I have recently started using the high performance cluster at the Sanger Institute, and it comes with an interesting quandary. You have to be explicit in the amount of RAM you request when you submit your job (the PHE cluster wasn’t like this). Then, that amount of RAM is assigned to your job and wont be available for other jobs for the duration of the job.
This leads to an interesting question, with a few considerations, ‘how much ram should i request?’. The criteria, as far as my rudimentary understanding of HPCs goes, are
- The less RAM you request, the quicker your jobs will be run because there will be more ‘spaces’ they can fit into. i.e. if you demand loads of RAM, there will be fewer machines available with enough RAM, so you will wait longer.
- If you don’t request enough RAM, your job will crash and will have to be re-run. This has an, admittedly fairly minor, overhead for my time.

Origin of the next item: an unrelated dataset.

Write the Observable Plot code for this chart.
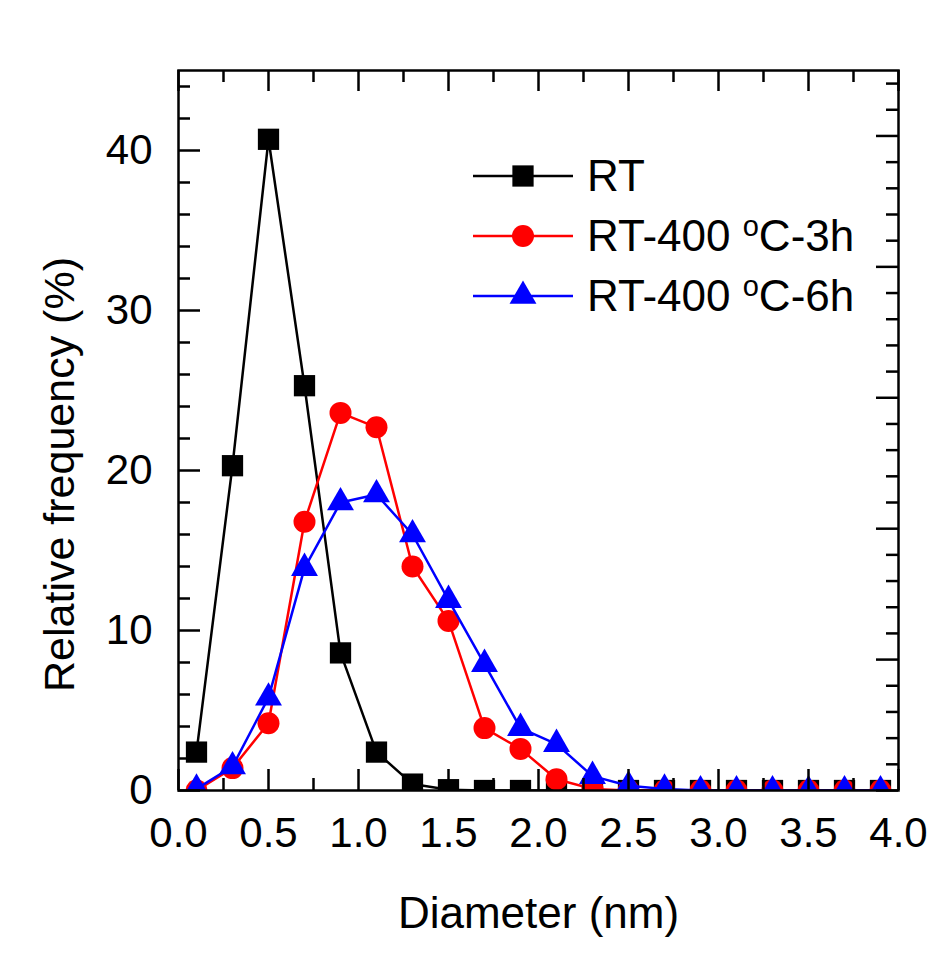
<!DOCTYPE html>
<html><head><meta charset="utf-8">
<script src="https://cdn.jsdelivr.net/npm/d3@7"></script>
<script src="https://cdn.jsdelivr.net/npm/@observablehq/plot@0.6"></script>
<style>
body{margin:0;background:#fff;}
#chart{width:951px;height:955px;}
</style>
</head><body><div id="chart"></div>
<script>
// ---- data ----
const diameters = [0.1,0.3,0.5,0.7,0.9,1.1,1.3,1.5,1.7,1.9,2.1,2.3,2.5,2.7,2.9,3.1,3.3,3.5,3.7,3.9];
const rtValues   = [2.4,20.3,40.7,25.3,8.6,2.4,0.4,0.05,0,0,0,0,0,0,0,0,0,0,0,0];
const rt3hValues = [0,1.4,4.2,16.8,23.6,22.7,14.0,10.6,3.9,2.6,0.7,0.1,0,0,0,0,0,0,0,0];
const rt6hValues = [0.1,1.5,5.8,13.9,18.0,18.5,16.0,11.9,7.9,3.9,2.9,0.9,0.3,0.1,0,0,0,0,0,0];
const seriesNames = ["RT", "RT-400 °C-3h", "RT-400 °C-6h"];
const seriesColors = ["#000000", "#ff0000", "#0000ff"];
const seriesSymbols = ["square", "circle", "triangle"];
const xTickLabels = [0,0.5,1,1.5,2,2.5,3,3.5,4];
const xMinorTicks = [0.25,0.75,1.25,1.75,2.25,2.75,3.25,3.75];
const yTickLabels = [0,10,20,30,40];
const yMinorTicks = [2,4,6,8,12,14,16,18,22,24,26,28,32,34,36,38,42,44];
// right mirror axis in the picture uses a 0–55 scale
const rightAxisMax = 55;
const rightMajor = [0,10,20,30,40,50];
const rightMinor = [2,4,6,8,12,14,16,18,22,24,26,28,32,34,36,38,42,44,46,48,52,54];
const xTitle = "Diameter (nm)";
const yTitle = "Relative frequency (%)";

// ---- build ----
const seriesValues = [rtValues, rt3hValues, rt6hValues];
const yMax = 45;
const toLeft = v => v * yMax / rightAxisMax;
const W = 951, H = 955, mL = 178, mR = 53, mT = 70, mB = 165;
const fw = W - mL - mR, fh = H - mT - mB;
const font = "Liberation Sans, Arial, Helvetica, sans-serif";
const sizes = [12, 11, 10];

const marks = [];
seriesValues.forEach((vals, k) => {
  const rows = diameters.map((d, i) => ({d, v: vals[i]}));
  marks.push(Plot.line(rows, {x: "d", y: "v", stroke: seriesColors[k], strokeWidth: 2.5, clip: true}));
  marks.push(Plot.dot(rows, {x: "d", y: "v", symbol: () => seriesSymbols[k], r: sizes[k], fill: seriesColors[k], stroke: "none", clip: true}));
});

const tk = {stroke: "black", strokeWidth: 2.5};
marks.push(
  Plot.tickX(xTickLabels, {x: d => d, insetTop: fh - 21, ...tk}),
  Plot.tickX(xMinorTicks, {x: d => d, insetTop: fh - 12, ...tk}),
  Plot.tickX(xTickLabels, {x: d => d, insetBottom: fh - 21, ...tk}),
  Plot.tickX(xMinorTicks, {x: d => d, insetBottom: fh - 12, ...tk}),
  Plot.tickY(yTickLabels, {y: d => d, insetRight: fw - 22, ...tk}),
  Plot.tickY(yMinorTicks, {y: d => d, insetRight: fw - 12, ...tk}),
  Plot.tickY(rightMajor.map(toLeft), {y: d => d, insetLeft: fw - 22, ...tk}),
  Plot.tickY(rightMinor.map(toLeft), {y: d => d, insetLeft: fw - 12, ...tk}),
  Plot.frame({stroke: "black", strokeWidth: 2.5}),
  Plot.axisX({ticks: xTickLabels, anchor: "bottom", tickSize: 0, tickPadding: 27, fontSize: 42, tickFormat: d3.format(".1f"), label: null}),
  Plot.axisY({ticks: yTickLabels, anchor: "left", tickSize: 0, tickPadding: 26, fontSize: 42, tickFormat: d3.format("d"), label: null}),
  Plot.text([xTitle], {text: d => d, frameAnchor: "bottom", lineAnchor: "bottom", dy: 137, fontSize: 44, fill: "black"}),
  Plot.text([yTitle], {text: d => d, frameAnchor: "left", textAnchor: "middle", lineAnchor: "bottom", rotate: -90, dx: -105, dy: 44, fontSize: 43, fill: "black"})
);

const svg = Plot.plot({
  width: W, height: H,
  marginLeft: mL, marginRight: mR, marginTop: mT, marginBottom: mB,
  x: {domain: [0, 4]},
  y: {domain: [0, yMax]},
  style: {fontFamily: font, background: "white", color: "black"},
  marks
});

// ---- legend (inside the frame, top right) ----
const lg = d3.select(svg).append("g").attr("font-family", font).attr("text-anchor", "start");
const rowY = [176, 236, 296];
seriesNames.forEach((name, k) => {
  const g = lg.append("g").attr("transform", `translate(0,${rowY[k]})`);
  g.append("line").attr("x1", 473).attr("x2", 573).attr("y1", 0).attr("y2", 0)
    .attr("stroke", seriesColors[k]).attr("stroke-width", 2.5);
  const sym = {square: d3.symbolSquare, circle: d3.symbolCircle, triangle: d3.symbolTriangle}[seriesSymbols[k]];
  g.append("path").attr("transform", "translate(523,0)")
    .attr("d", d3.symbol(sym, Math.PI * sizes[k] * sizes[k])())
    .attr("fill", seriesColors[k]);
  const t = g.append("text").attr("x", 587).attr("y", 0).attr("dy", "0.35em")
    .attr("text-anchor", "start").attr("font-size", 44).attr("fill", "black");
  const parts = name.split("°");
  if (parts.length === 1) {
    t.text(name);
  } else {
    t.append("tspan").text(parts[0]);
    t.append("tspan").attr("font-size", 29).attr("dy", -15).text("o");
    t.append("tspan").attr("dy", 15).text(parts[1]);
  }
});

document.getElementById("chart").appendChild(svg);
</script>
</body></html>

- If you request loads of RAM that you don’t need, this is very inefficient and others jobs who need that RAM will be delayed.
- Chances are, your jobs have a range of RAM requirements, even for the same workflow i.e. on a recent batch the average requirement was 4.3 with a stdev of 0.6 Gb for the jobs that finished, but 15% of the jobs ran out of memory and will need to be re-run. I requested 6 Gb of RAM per job.
I think running with 6 Gb of RAM requested seems like a decent compromise, with 85% of jobs finishing successfully, but I wonder whether there is a more principled (either mathematically or ethically) way of doing it?